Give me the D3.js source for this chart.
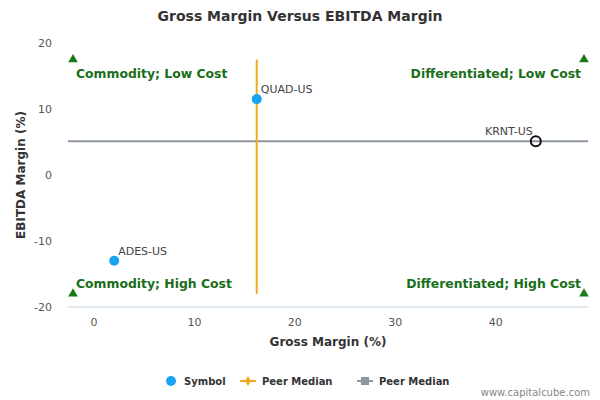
<!DOCTYPE html>
<html><head><meta charset="utf-8">
<script src="https://cdn.jsdelivr.net/npm/d3@7"></script>
<style>body{margin:0;font-family:"DejaVu Sans",sans-serif;}</style>
</head><body><svg id="chart" width="600" height="400"></svg>
<script>
// chart data
var symbols = ["QUAD-US", "KRNT-US", "ADES-US"];
var grossMargin = [16.2, 44.0, 2.0];
var ebitdaMargin = [11.5, 5.1, -13.0];
var peerMedianX = 16.2;
var peerMedianY = 5.1;
var xTicks = [0, 10, 20, 30, 40];
var yTicks = [-20, -10, 0, 10, 20];
var quadrants = ["Commodity; Low Cost", "Differentiated; Low Cost", "Commodity; High Cost", "Differentiated; High Cost"];

var svg = d3.select("#chart");
var x = d3.scaleLinear().domain([-2.6, 49.2]).range([68, 588]);
var y = d3.scaleLinear().domain([-20, 20]).range([307, 43]);

svg.append("text").attr("x", 300).attr("y", 21).attr("text-anchor", "middle")
  .attr("font-size", 14).attr("font-weight", "bold").attr("fill", "#333").text("Gross Margin Versus EBITDA Margin");

// axes
svg.append("line").attr("x1", 68).attr("x2", 588).attr("y1", 307).attr("y2", 307).attr("stroke", "#c0d0e0");
xTicks.forEach(function(t) {
  svg.append("text").attr("x", x(t)).attr("y", 326).attr("text-anchor", "middle")
    .attr("font-size", 11).attr("fill", "#555").text(t);
});
yTicks.forEach(function(t) {
  svg.append("text").attr("x", 52).attr("y", y(t) + 4).attr("text-anchor", "end")
    .attr("font-size", 11).attr("fill", "#555").text(t);
});
svg.append("text").attr("x", 328).attr("y", 346).attr("text-anchor", "middle")
  .attr("font-size", 12).attr("font-weight", "bold").attr("fill", "#333").text("Gross Margin (%)");
svg.append("text").attr("transform", "translate(25,175) rotate(-90)").attr("text-anchor", "middle")
  .attr("font-size", 12).attr("font-weight", "bold").attr("fill", "#333").text("EBITDA Margin (%)");

// peer medians
svg.append("line").attr("x1", 68).attr("x2", 588).attr("y1", y(peerMedianY)).attr("y2", y(peerMedianY))
  .attr("stroke", "#8c96a0").attr("stroke-width", 2);
svg.append("line").attr("x1", x(peerMedianX)).attr("x2", x(peerMedianX)).attr("y1", y(17.5)).attr("y2", y(-18))
  .attr("stroke", "#f5a623").attr("stroke-width", 2);

// quadrant markers
var qx = [-2.1, 48.8, -2.1, 48.8], qy = [17.5, 17.5, -18, -18];
quadrants.forEach(function(q, i) {
  svg.append("path").attr("d", d3.symbol(d3.symbolTriangle, 40)())
    .attr("transform", "translate(" + x(qx[i]) + "," + y(qy[i]) + ")").attr("fill", "#1a7a1a");
  var left = i % 2 === 0;
  svg.append("text").attr("x", left ? 76 : 581).attr("y", y(qy[i]) + (i < 2 ? 18 : -6))
    .attr("text-anchor", left ? "start" : "end").attr("font-size", 12.4).attr("font-weight", "bold")
    .attr("fill", "#1a6e1a").text(q);
});

// points
symbols.forEach(function(s, i) {
  var hollow = s === "KRNT-US";
  svg.append("circle").attr("cx", x(grossMargin[i])).attr("cy", y(ebitdaMargin[i])).attr("r", 5)
    .attr("fill", hollow ? "none" : "#1aa3f0").attr("stroke", hollow ? "#111" : "none").attr("stroke-width", 2);
  svg.append("text").attr("x", x(grossMargin[i]) + (hollow ? -3 : 4)).attr("y", y(ebitdaMargin[i]) - 6)
    .attr("text-anchor", hollow ? "end" : "start").attr("font-size", 11).attr("fill", "#444").text(s);
});

// legend
var lg = svg.append("g").attr("font-size", 10).attr("font-weight", "bold").attr("fill", "#333");
lg.append("circle").attr("cx", 171).attr("cy", 381).attr("r", 5).attr("fill", "#1aa3f0");
lg.append("text").attr("x", 184).attr("y", 385).text("Symbol");
lg.append("line").attr("x1", 240).attr("x2", 256).attr("y1", 381).attr("y2", 381).attr("stroke", "#f5a623").attr("stroke-width", 2);
lg.append("path").attr("d", d3.symbol(d3.symbolDiamond, 30)()).attr("transform", "translate(248,381)").attr("fill", "#f5a623");
lg.append("text").attr("x", 262).attr("y", 385).text("Peer Median");
lg.append("line").attr("x1", 357).attr("x2", 373).attr("y1", 381).attr("y2", 381).attr("stroke", "#8c96a0").attr("stroke-width", 2);
lg.append("rect").attr("x", 361).attr("y", 377).attr("width", 8).attr("height", 8).attr("fill", "#8c96a0");
lg.append("text").attr("x", 379).attr("y", 385).text("Peer Median");

svg.append("text").attr("x", 590).attr("y", 396).attr("text-anchor", "end")
  .attr("font-size", 10).attr("fill", "#888").text("www.capitalcube.com");
</script></body></html>
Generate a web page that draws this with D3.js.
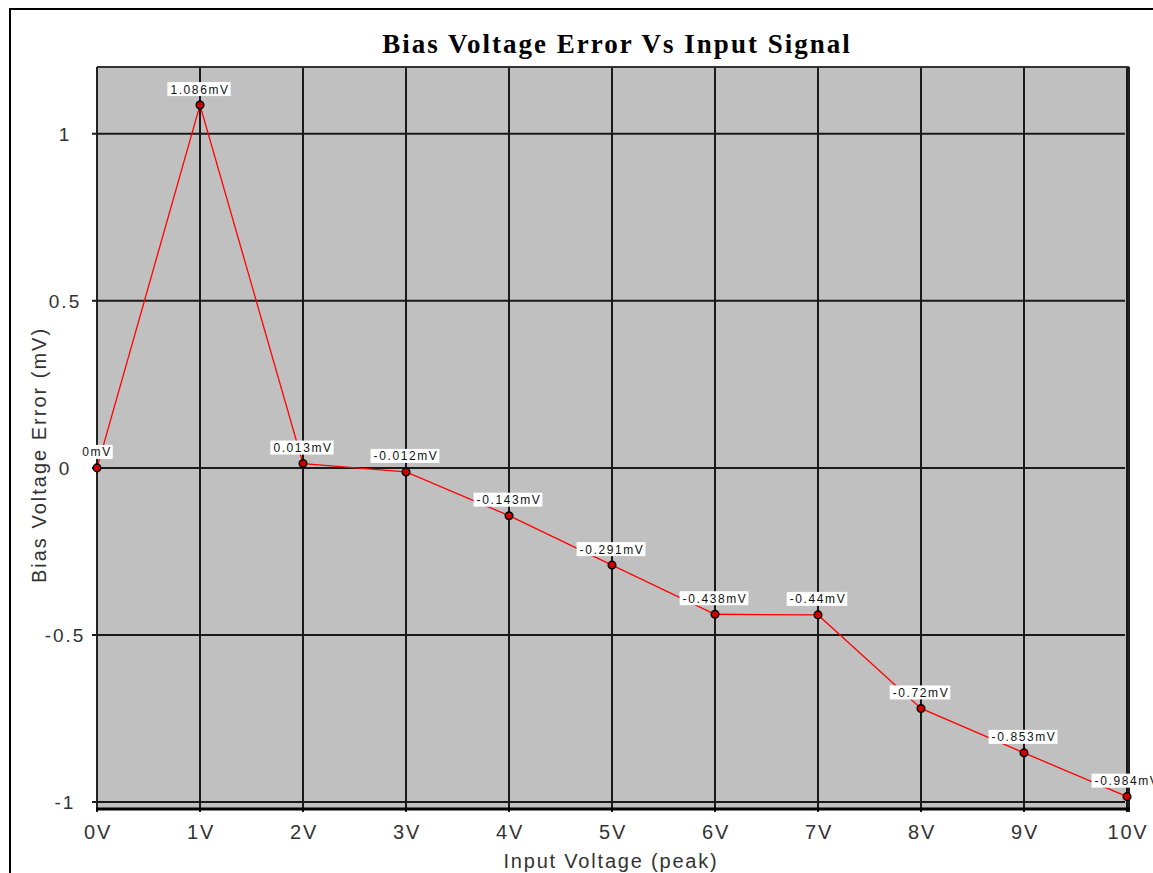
<!DOCTYPE html>
<html><head><meta charset="utf-8">
<script src="https://cdn.jsdelivr.net/npm/d3@7"></script>
<style>body{margin:0;background:#fff;overflow:hidden}svg{display:block}</style>
</head><body>
<svg id="chart" width="1153" height="873"></svg>
<script>
const categories = ["0V","1V","2V","3V","4V","5V","6V","7V","8V","9V","10V"];
const values = [0, 1.086, 0.013, -0.012, -0.143, -0.291, -0.438, -0.44, -0.72, -0.853, -0.984];
const pointLabels = ["0mV","1.086mV","0.013mV","-0.012mV","-0.143mV","-0.291mV","-0.438mV","-0.44mV","-0.72mV","-0.853mV","-0.984mV"];
const yTicks = [1, 0.5, 0, -0.5, -1];
const yTickLabels = ["1","0.5","0","-0.5","-1"];
const title = "Bias Voltage Error Vs Input Signal";
const xTitle = "Input Voltage (peak)";
const yTitle = "Bias Voltage Error (mV)";

const svg = d3.select("#chart");
const L = 97, R = 1127, T = 67, B = 808;
const x = d3.scalePoint().domain(categories).range([L, R]);
const y = d3.scaleLinear().domain([-1.018, 1.2]).range([B, T]);
const sans = "Liberation Sans, Arial, sans-serif";

// outer frame
svg.append("rect").attr("x",10).attr("y",9).attr("width",1200).attr("height",1000)
  .attr("fill","#fff").attr("stroke","#000").attr("stroke-width",2);

// plot background
svg.append("rect").attr("x",L).attr("y",T).attr("width",R-L+1).attr("height",B-T)
  .attr("fill","#c0c0c0");

// horizontal grid
svg.append("g").selectAll("line").data(yTicks).join("line")
  .attr("x1",L-5).attr("x2",R-2).attr("y1",d=>y(d)).attr("y2",d=>y(d))
  .attr("stroke","#1a1a1a").attr("stroke-width",2);

// vertical grid
svg.append("g").selectAll("line").data(categories).join("line")
  .attr("x1",d=>x(d)).attr("x2",d=>x(d)).attr("y1",T).attr("y2",B+4)
  .attr("stroke","#1a1a1a").attr("stroke-width",2);

// plot border
svg.append("line").attr("x1",L).attr("x2",R+2).attr("y1",T).attr("y2",T).attr("stroke","#333").attr("stroke-width",2);
svg.append("line").attr("x1",L).attr("x2",L).attr("y1",T).attr("y2",B+4).attr("stroke","#222").attr("stroke-width",2);
svg.append("line").attr("x1",R+2).attr("x2",R+2).attr("y1",T).attr("y2",B+4).attr("stroke","#222").attr("stroke-width",2);
// bottom axis (thick)
svg.append("line").attr("x1",L-1).attr("x2",R+3).attr("y1",B+1).attr("y2",B+1).attr("stroke","#000").attr("stroke-width",3);

// y tick labels
svg.append("g").selectAll("text").data(yTicks).join("text")
  .attr("x",65).attr("y",d=>y(d)+7).attr("text-anchor","middle")
  .attr("font-family",sans).attr("font-size",19).attr("letter-spacing",2).attr("fill","#333")
  .text((d,i)=>yTickLabels[i]);

// x tick labels
svg.append("g").selectAll("text").data(categories).join("text")
  .attr("x",d=>x(d)+1).attr("y",839).attr("text-anchor","middle")
  .attr("font-family",sans).attr("font-size",20).attr("letter-spacing",1.8).attr("fill","#333")
  .text(d=>d);

// line
const line = d3.line().x((d,i)=>x(categories[i])).y(d=>y(d));
svg.append("path").datum(values).attr("d",line).attr("fill","none").attr("stroke","#ff0000").attr("stroke-width",1.3);

// markers
svg.append("g").selectAll("circle").data(values).join("circle")
  .attr("cx",(d,i)=>x(categories[i])).attr("cy",d=>y(d)).attr("r",3.8)
  .attr("fill","#d00000").attr("stroke","#000").attr("stroke-width",1.5);

// point labels
const lg = svg.append("g").selectAll("g").data(values).join("g")
  .attr("transform",(d,i)=>`translate(${x(categories[i])},${y(d)-16})`);
lg.each(function(d,i){
  const g = d3.select(this);
  const t = g.append("text").attr("x",0).attr("y",4.5).attr("text-anchor","middle")
    .attr("font-family",sans).attr("font-size",12).attr("fill","#111")
    .attr("letter-spacing","1.6").text(pointLabels[i]);
  const bb = t.node().getBBox();
  g.insert("rect","text").attr("x",bb.x-3).attr("y",-7).attr("width",bb.width+4).attr("height",14).attr("fill","#fff");
});

// title
svg.append("text").attr("x",617).attr("y",53).attr("text-anchor","middle")
  .attr("font-family","Liberation Serif, Times New Roman, serif").attr("font-weight","bold").attr("font-size",27)
  .attr("letter-spacing",2).attr("fill","#000").text(title);

// x title
svg.append("text").attr("x",611).attr("y",868).attr("text-anchor","middle")
  .attr("font-family",sans).attr("font-size",20).attr("letter-spacing",1.8).attr("fill","#333").text(xTitle);

// y title
svg.append("text").attr("transform","translate(46,455) rotate(-90)").attr("text-anchor","middle")
  .attr("font-family",sans).attr("font-size",20).attr("letter-spacing",2).attr("fill","#333").text(yTitle);
</script>
</body></html>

# The problem
Repeat the lines from where the entries begin to the line with "Margin Versus EBITDA", both included. Any picture is left out.

# Answer for this exercise
Give me the D3.js source for this chart.
<!DOCTYPE html>
<html><head><meta charset="utf-8">
<script src="https://cdn.jsdelivr.net/npm/d3@7"></script>
<style>body{margin:0;font-family:"DejaVu Sans",sans-serif;}</style>
</head><body><svg id="chart" width="600" height="400"></svg>
<script>
// chart data
var symbols = ["QUAD-US", "KRNT-US", "ADES-US"];
var grossMargin = [16.2, 44.0, 2.0];
var ebitdaMargin = [11.5, 5.1, -13.0];
var peerMedianX = 16.2;
var peerMedianY = 5.1;
var xTicks = [0, 10, 20, 30, 40];
var yTicks = [-20, -10, 0, 10, 20];
var quadrants = ["Commodity; Low Cost", "Differentiated; Low Cost", "Commodity; High Cost", "Differentiated; High Cost"];

var svg = d3.select("#chart");
var x = d3.scaleLinear().domain([-2.6, 49.2]).range([68, 588]);
var y = d3.scaleLinear().domain([-20, 20]).range([307, 43]);

svg.append("text").attr("x", 300).attr("y", 21).attr("text-anchor", "middle")
  .attr("font-size", 14).attr("font-weight", "bold").attr("fill", "#333").text("Gross Margin Versus EBITDA Margin");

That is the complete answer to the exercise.